Et si cet arbitrage continue à se faire au sein des entreprises comme des pouvoirs publics avec la mentalité qui a régné durant les trente glorieuses, ce sont les préoccupations du court terme qui une fois de plus vont l’emporter. Les conditions de la concurrence internationale vont être encore plus dures avec toutes les conséquences sociales et environnementales négatives que cela va entraîner. Il faudra pédaler encore plus vite que le concurrent pour avoir l’illusion de s’en sortir. Autrement dit, par un effet systémique, la crise va aggraver les contradictions d’un système sans avenir.

A moins que l’arbitrage ne se fasse en fonction d’autres représentations collectives que celles héritées du passé. Pierre Samuel, écologiste de la première heure, avait intitulé son ouvrage des années 70, L’Ecologie, détente ou cycle infernal.

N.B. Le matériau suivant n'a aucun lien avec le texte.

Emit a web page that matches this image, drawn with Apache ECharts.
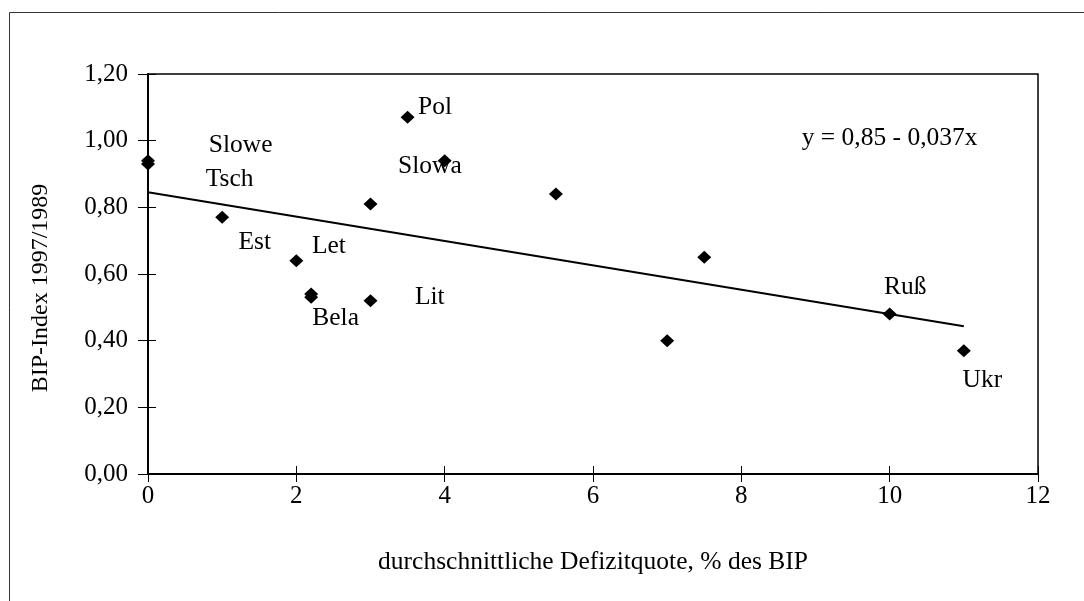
<!DOCTYPE html>
<html>
<head>
<meta charset="utf-8">
<script src="https://cdn.jsdelivr.net/npm/echarts@6/dist/echarts.min.js"></script>
<style>
html,body{margin:0;padding:0;background:#fff;}
#chart{width:1084px;height:601px;}
</style>
</head>
<body>
<div id="chart"></div>
<script>
// Data points (Defizitquote, BIP-Index)
const pointX = [0, 0, 1, 2, 2.2, 2.2, 3, 3, 3.5, 4, 5.5, 7, 7.5, 10, 11];
const pointY = [0.94, 0.93, 0.77, 0.64, 0.54, 0.53, 0.52, 0.81, 1.07, 0.94, 0.84, 0.40, 0.65, 0.48, 0.37];

// Regression line endpoints
const trendX = [0, 11];
const trendY = [0.845, 0.443];

// Country labels placed in data coordinates
const labelNames = ['Slowe', 'Tsch', 'Est', 'Let', 'Bela', 'Lit', 'Pol', 'Slowa', 'Ruß', 'Ukr', 'y = 0,85 - 0,037x'];
const labelX = [1.25, 1.10, 1.44, 2.44, 2.53, 3.80, 3.87, 3.80, 10.21, 11.25, 10.0];
const labelY = [0.985, 0.885, 0.695, 0.682, 0.467, 0.530, 1.10, 0.922, 0.560, 0.282, 1.008];

const xTicks = {min: 0, max: 12, interval: 2};
const yTicks = {min: 0, max: 1.2, interval: 0.2};

const xName = 'durchschnittliche Defizitquote, % des BIP';
const yName = 'BIP-Index 1997/1989';

const FONT = '"Liberation Serif", "Times New Roman", serif';

const chart = echarts.init(document.getElementById('chart'), null, {renderer: 'canvas'});

const scatterData = pointX.map((x, i) => [x, pointY[i]]);
const trendData = trendX.map((x, i) => [x, trendY[i]]);
const labelData = labelNames.map((n, i) => ({value: [labelX[i], labelY[i]], name: n}));

const fmt = v => v.toFixed(2).replace('.', ',');

chart.setOption({
  animation: false,
  backgroundColor: '#fff',
  textStyle: {fontFamily: FONT, color: '#000'},
  graphic: [{
    type: 'rect',
    silent: true,
    z: -10,
    shape: {x: 9.5, y: 12.5, width: 1200, height: 1000},
    style: {fill: 'none', stroke: '#333', lineWidth: 1}
  }],
  grid: {
    left: 148, top: 74, right: 46, bottom: 127,
    show: true, borderColor: '#000', borderWidth: 1.5, backgroundColor: 'transparent'
  },
  xAxis: [{
    type: 'value',
    min: xTicks.min, max: xTicks.max, interval: xTicks.interval,
    name: xName, nameLocation: 'middle', nameGap: 75,
    nameTextStyle: {fontFamily: FONT, fontSize: 25.5, color: '#000'},
    axisLine: {show: true, lineStyle: {color: '#000', width: 2}},
    axisTick: {show: true, length: 8, lineStyle: {color: '#000', width: 1}},
    axisLabel: {fontFamily: FONT, fontSize: 25, color: '#000', margin: 10},
    splitLine: {show: false}
  }, {
    type: 'value', position: 'bottom',
    min: xTicks.min, max: xTicks.max, interval: xTicks.interval,
    axisLine: {show: false},
    axisTick: {show: true, inside: true, length: 8, lineStyle: {color: '#000', width: 1}},
    axisLabel: {show: false},
    splitLine: {show: false}
  }],
  yAxis: [{
    type: 'value',
    min: yTicks.min, max: yTicks.max, interval: yTicks.interval,
    name: yName, nameLocation: 'middle', nameGap: 95, nameRotate: 90,
    nameTextStyle: {fontFamily: FONT, fontSize: 24, color: '#000', padding: [0, 28, 0, 0]},
    axisLine: {show: true, lineStyle: {color: '#000', width: 2}},
    axisTick: {show: true, length: 10, lineStyle: {color: '#000', width: 1}},
    axisLabel: {fontFamily: FONT, fontSize: 25, color: '#000', margin: 20, formatter: fmt, padding: [8, 0, 0, 0]},
    splitLine: {show: false}
  }, {
    type: 'value', position: 'left',
    min: yTicks.min, max: yTicks.max, interval: yTicks.interval,
    axisLine: {show: false},
    axisTick: {show: true, inside: true, length: 8, lineStyle: {color: '#000', width: 1}},
    axisLabel: {show: false},
    splitLine: {show: false}
  }],
  series: [{
    type: 'line',
    data: trendData,
    symbol: 'none',
    lineStyle: {color: '#000', width: 2},
    z: 2
  }, {
    type: 'scatter',
    data: scatterData,
    symbol: 'diamond',
    symbolSize: [14, 13],
    itemStyle: {color: '#000', opacity: 1},
    z: 3
  }, {
    type: 'scatter',
    data: labelData,
    symbolSize: 0,
    silent: true,
    itemStyle: {opacity: 1},
    label: {
      show: true, position: 'inside',
      formatter: p => p.name,
      fontFamily: FONT, fontSize: 25.5, color: '#000', opacity: 1
    },
    z: 4
  }]
});
</script>
</body>
</html>
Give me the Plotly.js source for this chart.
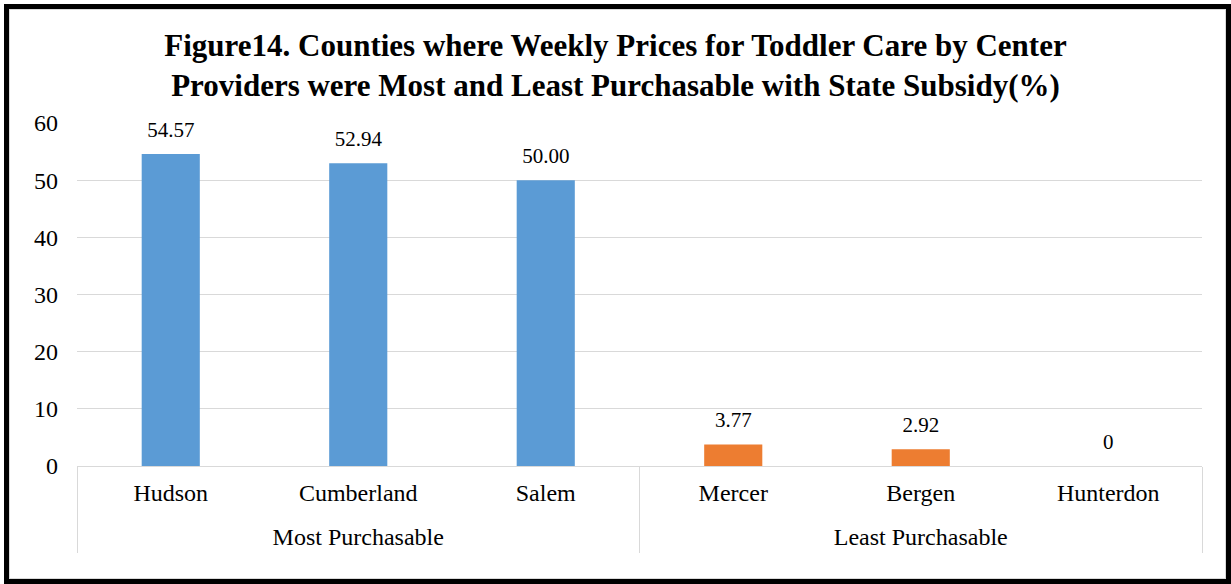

Nous nous trouvons, aujourd’hui, le dos au mur face à une situation que nous aurions dû anticiper depuis longtemps, à savoir celle représentée par les limites de la croissance que dans tous les domaines, social comme environnemental, nous avons outrepassé. Il nous faut désormais travailler d’arrache pied à déminer et à détendre cette machine infernale, non pas pour rendre illusoirement le développement durable mais pour aboutir à un équilibre durable entre non seulement l’homme et la nature mais également entre les hommes eux-mêmes. Mais tout cela n’ira pas sans ce renoncement à ces rêves de puissance et de richesse que seul un sursaut spirituel de la part de chacun de nous peut provoquer. Comme le veut le proverbe, il n’est jamais trop tard pour bien faire, surtout lorsque cela peut servir d’exemple aux générations à venir et aux peuples qui sont actuellement en proie à la fascination du développement. En toute hypothèse, les choix à faire pour l’avenir au plan individuel comme collectif seront durs à assumer.